/---

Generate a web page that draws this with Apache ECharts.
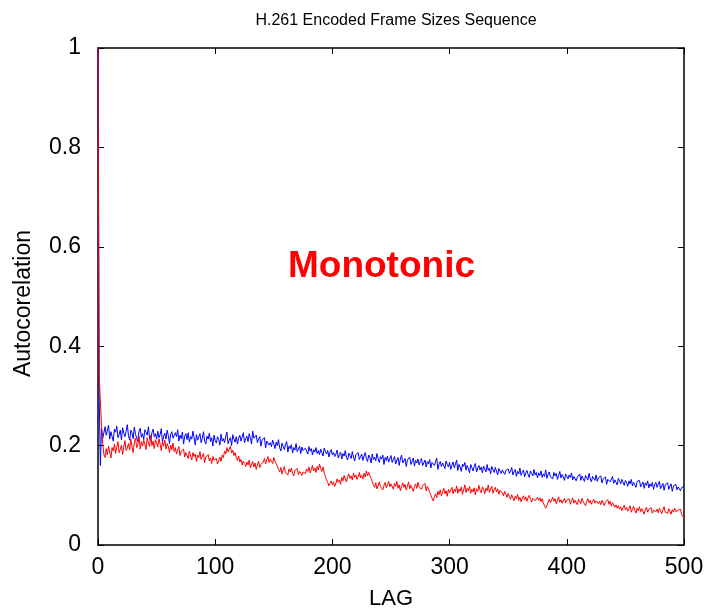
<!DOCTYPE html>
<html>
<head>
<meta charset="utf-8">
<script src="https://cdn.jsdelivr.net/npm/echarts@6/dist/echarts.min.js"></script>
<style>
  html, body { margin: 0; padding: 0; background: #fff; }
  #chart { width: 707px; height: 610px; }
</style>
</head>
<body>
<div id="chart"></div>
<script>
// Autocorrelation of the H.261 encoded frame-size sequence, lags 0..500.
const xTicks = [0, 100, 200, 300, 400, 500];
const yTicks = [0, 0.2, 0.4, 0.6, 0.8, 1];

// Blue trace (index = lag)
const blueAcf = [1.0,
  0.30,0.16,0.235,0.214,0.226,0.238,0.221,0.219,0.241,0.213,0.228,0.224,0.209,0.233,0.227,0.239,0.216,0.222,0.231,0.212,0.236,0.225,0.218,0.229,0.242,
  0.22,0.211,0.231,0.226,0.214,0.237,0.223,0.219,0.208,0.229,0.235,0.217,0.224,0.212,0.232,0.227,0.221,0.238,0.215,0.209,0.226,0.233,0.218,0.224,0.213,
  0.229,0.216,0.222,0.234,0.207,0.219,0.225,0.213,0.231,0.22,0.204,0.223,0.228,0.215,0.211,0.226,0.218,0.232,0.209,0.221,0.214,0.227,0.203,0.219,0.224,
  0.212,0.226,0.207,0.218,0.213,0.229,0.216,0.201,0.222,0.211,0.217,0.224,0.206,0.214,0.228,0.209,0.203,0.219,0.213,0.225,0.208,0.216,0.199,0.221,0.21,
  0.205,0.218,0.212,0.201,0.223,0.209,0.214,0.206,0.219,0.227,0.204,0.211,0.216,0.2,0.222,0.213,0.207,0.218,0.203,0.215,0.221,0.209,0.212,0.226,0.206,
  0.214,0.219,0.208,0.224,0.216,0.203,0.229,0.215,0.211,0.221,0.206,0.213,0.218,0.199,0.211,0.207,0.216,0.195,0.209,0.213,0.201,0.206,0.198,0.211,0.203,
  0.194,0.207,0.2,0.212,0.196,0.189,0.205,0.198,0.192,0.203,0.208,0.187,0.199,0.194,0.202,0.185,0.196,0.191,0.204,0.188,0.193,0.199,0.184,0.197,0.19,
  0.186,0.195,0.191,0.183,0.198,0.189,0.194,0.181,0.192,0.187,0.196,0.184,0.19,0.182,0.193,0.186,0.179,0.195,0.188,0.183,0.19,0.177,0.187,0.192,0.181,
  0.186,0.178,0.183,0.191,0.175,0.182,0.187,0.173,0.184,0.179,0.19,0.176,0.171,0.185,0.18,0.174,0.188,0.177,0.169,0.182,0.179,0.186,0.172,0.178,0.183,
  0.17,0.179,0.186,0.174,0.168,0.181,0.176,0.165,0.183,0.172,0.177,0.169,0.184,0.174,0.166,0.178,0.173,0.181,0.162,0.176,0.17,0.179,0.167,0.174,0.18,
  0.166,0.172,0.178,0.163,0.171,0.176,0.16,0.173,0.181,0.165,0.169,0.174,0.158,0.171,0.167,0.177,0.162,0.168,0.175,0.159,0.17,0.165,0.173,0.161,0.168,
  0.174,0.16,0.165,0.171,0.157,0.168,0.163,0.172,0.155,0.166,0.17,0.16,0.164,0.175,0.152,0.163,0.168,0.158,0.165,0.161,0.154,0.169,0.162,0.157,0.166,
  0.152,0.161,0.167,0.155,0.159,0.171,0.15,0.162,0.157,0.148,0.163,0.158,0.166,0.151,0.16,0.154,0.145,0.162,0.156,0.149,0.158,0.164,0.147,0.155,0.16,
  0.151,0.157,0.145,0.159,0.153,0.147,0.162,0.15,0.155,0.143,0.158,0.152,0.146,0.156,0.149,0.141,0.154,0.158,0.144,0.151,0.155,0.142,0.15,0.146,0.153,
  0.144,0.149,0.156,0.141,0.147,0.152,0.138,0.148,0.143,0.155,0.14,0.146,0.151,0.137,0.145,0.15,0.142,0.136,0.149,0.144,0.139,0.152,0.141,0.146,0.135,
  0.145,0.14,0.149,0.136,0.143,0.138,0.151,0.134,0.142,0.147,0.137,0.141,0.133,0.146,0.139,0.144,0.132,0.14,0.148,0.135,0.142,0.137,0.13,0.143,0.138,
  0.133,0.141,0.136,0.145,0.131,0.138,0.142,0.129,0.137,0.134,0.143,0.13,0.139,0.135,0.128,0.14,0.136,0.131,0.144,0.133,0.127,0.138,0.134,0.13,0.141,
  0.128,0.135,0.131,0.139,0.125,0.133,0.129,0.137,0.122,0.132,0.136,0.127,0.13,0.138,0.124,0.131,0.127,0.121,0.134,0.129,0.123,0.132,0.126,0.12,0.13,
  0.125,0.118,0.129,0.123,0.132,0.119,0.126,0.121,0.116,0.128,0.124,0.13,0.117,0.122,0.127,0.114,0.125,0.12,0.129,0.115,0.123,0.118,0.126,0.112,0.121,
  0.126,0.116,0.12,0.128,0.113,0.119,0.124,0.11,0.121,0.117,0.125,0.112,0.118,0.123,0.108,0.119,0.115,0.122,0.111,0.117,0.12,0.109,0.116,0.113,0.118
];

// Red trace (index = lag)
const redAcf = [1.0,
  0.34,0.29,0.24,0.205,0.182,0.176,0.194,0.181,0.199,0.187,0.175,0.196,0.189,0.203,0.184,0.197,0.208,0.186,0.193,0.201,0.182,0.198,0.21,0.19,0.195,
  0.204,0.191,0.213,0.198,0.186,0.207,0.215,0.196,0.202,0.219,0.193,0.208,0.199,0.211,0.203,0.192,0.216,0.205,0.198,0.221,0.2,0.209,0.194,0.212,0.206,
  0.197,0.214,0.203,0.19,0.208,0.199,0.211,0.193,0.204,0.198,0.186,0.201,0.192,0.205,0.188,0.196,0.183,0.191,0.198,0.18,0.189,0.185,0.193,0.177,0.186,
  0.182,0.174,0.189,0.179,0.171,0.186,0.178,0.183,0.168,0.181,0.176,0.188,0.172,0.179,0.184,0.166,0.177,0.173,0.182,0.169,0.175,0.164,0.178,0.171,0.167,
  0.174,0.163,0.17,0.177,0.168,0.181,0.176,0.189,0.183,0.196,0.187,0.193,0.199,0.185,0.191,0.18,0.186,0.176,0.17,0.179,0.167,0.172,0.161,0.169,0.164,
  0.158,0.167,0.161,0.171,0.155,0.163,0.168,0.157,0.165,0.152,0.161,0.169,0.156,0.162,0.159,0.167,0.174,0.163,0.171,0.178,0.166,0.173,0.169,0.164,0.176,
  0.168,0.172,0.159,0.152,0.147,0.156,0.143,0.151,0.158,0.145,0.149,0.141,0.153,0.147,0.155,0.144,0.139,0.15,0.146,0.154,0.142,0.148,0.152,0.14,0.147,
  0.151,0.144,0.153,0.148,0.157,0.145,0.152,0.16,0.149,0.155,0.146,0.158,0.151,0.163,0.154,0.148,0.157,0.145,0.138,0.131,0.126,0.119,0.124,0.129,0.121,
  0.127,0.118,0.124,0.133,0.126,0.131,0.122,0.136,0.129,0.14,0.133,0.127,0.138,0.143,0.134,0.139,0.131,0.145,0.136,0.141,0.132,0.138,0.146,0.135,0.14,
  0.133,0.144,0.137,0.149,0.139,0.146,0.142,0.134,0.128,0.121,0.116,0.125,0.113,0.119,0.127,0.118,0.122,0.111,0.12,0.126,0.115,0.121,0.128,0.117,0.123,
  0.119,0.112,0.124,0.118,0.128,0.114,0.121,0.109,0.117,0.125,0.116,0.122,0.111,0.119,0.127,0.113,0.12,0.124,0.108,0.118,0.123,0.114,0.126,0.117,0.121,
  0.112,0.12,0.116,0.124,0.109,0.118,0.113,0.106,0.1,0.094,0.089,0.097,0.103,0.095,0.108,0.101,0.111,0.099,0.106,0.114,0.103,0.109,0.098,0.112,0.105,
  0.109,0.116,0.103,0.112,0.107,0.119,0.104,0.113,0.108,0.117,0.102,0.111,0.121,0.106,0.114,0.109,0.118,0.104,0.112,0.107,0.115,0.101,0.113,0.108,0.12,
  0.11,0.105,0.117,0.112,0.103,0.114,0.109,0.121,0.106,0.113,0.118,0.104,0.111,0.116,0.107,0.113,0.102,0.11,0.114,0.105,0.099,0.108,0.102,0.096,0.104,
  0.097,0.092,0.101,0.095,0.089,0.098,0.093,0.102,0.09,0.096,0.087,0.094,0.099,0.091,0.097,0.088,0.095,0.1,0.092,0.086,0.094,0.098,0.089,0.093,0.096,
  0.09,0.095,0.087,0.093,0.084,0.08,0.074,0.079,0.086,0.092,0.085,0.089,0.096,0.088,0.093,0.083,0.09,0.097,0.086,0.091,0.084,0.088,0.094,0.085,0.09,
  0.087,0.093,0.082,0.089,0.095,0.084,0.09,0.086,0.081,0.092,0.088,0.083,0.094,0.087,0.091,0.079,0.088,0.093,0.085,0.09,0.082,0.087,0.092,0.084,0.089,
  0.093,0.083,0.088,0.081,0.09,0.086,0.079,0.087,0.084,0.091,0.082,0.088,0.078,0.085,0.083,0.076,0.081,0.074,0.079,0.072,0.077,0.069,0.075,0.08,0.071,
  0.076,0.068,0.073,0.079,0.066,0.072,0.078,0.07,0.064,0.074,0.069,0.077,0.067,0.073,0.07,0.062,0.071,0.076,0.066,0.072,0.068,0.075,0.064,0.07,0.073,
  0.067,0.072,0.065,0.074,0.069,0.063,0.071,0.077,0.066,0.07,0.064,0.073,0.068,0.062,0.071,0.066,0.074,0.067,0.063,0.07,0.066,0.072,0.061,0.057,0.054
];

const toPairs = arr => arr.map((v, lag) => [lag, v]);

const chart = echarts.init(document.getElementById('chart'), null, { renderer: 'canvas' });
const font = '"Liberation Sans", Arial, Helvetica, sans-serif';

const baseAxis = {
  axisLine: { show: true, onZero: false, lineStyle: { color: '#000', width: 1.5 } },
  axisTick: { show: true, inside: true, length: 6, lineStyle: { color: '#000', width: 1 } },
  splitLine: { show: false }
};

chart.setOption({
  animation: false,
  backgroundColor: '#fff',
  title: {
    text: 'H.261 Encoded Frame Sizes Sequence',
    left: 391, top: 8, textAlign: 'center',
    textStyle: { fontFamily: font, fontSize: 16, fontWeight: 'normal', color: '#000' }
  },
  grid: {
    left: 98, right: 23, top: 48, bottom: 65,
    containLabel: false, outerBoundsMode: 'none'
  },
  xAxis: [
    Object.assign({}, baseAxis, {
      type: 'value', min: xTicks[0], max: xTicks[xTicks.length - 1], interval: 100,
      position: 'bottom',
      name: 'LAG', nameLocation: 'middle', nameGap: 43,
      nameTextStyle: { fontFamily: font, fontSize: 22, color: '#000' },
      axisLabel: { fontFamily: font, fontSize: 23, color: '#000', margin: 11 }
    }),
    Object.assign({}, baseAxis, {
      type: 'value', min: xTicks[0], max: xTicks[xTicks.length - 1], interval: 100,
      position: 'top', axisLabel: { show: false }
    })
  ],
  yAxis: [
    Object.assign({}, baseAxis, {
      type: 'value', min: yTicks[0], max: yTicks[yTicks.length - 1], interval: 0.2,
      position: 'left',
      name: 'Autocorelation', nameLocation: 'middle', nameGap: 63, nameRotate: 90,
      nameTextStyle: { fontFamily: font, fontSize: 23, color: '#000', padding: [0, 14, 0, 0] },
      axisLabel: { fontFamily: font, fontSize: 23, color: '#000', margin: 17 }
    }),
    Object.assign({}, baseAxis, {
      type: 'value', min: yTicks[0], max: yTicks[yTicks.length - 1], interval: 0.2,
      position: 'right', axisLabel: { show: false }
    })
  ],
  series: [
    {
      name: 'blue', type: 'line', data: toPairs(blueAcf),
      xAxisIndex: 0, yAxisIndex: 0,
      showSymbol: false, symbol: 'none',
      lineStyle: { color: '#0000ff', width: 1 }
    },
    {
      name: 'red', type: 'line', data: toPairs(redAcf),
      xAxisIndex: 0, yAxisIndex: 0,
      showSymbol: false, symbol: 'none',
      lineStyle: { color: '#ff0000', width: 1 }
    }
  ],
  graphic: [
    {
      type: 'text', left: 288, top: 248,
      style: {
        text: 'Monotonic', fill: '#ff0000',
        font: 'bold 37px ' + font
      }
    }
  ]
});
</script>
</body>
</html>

\---
/---

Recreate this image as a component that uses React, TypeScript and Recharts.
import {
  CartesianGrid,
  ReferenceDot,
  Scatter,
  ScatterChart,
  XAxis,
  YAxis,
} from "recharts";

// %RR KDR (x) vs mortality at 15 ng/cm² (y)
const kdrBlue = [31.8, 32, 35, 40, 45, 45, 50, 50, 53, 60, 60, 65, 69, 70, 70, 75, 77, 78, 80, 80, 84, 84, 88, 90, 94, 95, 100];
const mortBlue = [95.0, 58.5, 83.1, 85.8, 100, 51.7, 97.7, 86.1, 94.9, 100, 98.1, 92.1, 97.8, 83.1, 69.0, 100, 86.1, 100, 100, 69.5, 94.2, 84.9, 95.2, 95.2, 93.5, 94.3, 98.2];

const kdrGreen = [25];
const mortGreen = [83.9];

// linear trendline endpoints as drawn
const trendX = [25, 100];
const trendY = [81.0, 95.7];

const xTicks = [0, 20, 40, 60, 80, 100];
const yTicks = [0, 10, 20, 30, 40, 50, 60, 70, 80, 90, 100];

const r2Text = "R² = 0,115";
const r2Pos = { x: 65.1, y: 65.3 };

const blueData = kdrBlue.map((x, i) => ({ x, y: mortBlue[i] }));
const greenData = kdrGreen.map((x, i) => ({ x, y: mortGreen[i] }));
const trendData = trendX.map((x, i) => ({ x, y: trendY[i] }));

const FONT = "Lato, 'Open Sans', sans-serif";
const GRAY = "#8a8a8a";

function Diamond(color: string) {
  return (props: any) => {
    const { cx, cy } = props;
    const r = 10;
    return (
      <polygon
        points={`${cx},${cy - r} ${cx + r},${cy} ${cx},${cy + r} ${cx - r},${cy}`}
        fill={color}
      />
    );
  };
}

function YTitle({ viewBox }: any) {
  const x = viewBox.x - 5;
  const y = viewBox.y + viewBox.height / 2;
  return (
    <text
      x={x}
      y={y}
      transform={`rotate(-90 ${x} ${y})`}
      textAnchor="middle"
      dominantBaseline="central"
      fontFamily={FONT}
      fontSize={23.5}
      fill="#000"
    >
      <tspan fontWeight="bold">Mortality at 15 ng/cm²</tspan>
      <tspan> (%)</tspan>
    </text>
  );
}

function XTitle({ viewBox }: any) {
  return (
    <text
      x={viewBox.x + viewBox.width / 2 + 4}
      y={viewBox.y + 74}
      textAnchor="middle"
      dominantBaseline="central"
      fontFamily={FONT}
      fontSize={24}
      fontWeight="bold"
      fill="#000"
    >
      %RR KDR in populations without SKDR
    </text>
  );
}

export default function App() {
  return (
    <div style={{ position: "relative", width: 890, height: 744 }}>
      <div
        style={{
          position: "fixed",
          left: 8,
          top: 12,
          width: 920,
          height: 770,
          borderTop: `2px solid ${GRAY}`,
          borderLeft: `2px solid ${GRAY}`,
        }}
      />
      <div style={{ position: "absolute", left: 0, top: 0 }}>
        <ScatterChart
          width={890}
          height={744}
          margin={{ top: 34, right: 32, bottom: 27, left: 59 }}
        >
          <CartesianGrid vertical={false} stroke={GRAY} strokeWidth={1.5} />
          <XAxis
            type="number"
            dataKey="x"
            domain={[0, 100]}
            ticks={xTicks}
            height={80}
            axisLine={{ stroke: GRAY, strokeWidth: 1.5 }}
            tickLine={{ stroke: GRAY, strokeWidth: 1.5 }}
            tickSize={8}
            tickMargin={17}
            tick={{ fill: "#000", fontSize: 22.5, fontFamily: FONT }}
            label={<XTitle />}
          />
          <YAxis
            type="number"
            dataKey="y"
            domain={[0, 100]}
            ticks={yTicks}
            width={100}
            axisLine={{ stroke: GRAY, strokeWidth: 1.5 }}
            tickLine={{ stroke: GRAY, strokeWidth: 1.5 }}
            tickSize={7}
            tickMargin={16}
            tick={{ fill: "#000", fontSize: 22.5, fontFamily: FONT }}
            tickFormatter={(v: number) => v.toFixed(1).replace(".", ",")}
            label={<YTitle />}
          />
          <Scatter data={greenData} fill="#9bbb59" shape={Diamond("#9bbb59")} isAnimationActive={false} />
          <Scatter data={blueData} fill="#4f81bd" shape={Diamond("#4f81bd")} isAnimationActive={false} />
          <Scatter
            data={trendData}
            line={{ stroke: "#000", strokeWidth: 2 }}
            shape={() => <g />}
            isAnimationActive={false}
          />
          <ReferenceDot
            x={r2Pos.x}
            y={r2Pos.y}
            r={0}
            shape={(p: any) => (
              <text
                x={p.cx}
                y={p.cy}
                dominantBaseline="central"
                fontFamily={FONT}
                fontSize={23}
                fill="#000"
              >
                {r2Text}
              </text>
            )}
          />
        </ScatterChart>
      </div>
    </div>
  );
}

\---

• **What you should do**
Exactly the lines from the one with "Generate a web" through the one with "const yTicks = [0, 0.2, 0.4, 0.6, 0.8, 1];" are to be reproduced, and no pictures with them.

• **Answer for this exercise**
Generate a web page that draws this with Apache ECharts.
<!DOCTYPE html>
<html>
<head>
<meta charset="utf-8">
<script src="https://cdn.jsdelivr.net/npm/echarts@6/dist/echarts.min.js"></script>
<style>
  html, body { margin: 0; padding: 0; background: #fff; }
  #chart { width: 707px; height: 610px; }
</style>
</head>
<body>
<div id="chart"></div>
<script>
// Autocorrelation of the H.261 encoded frame-size sequence, lags 0..500.
const xTicks = [0, 100, 200, 300, 400, 500];
const yTicks = [0, 0.2, 0.4, 0.6, 0.8, 1];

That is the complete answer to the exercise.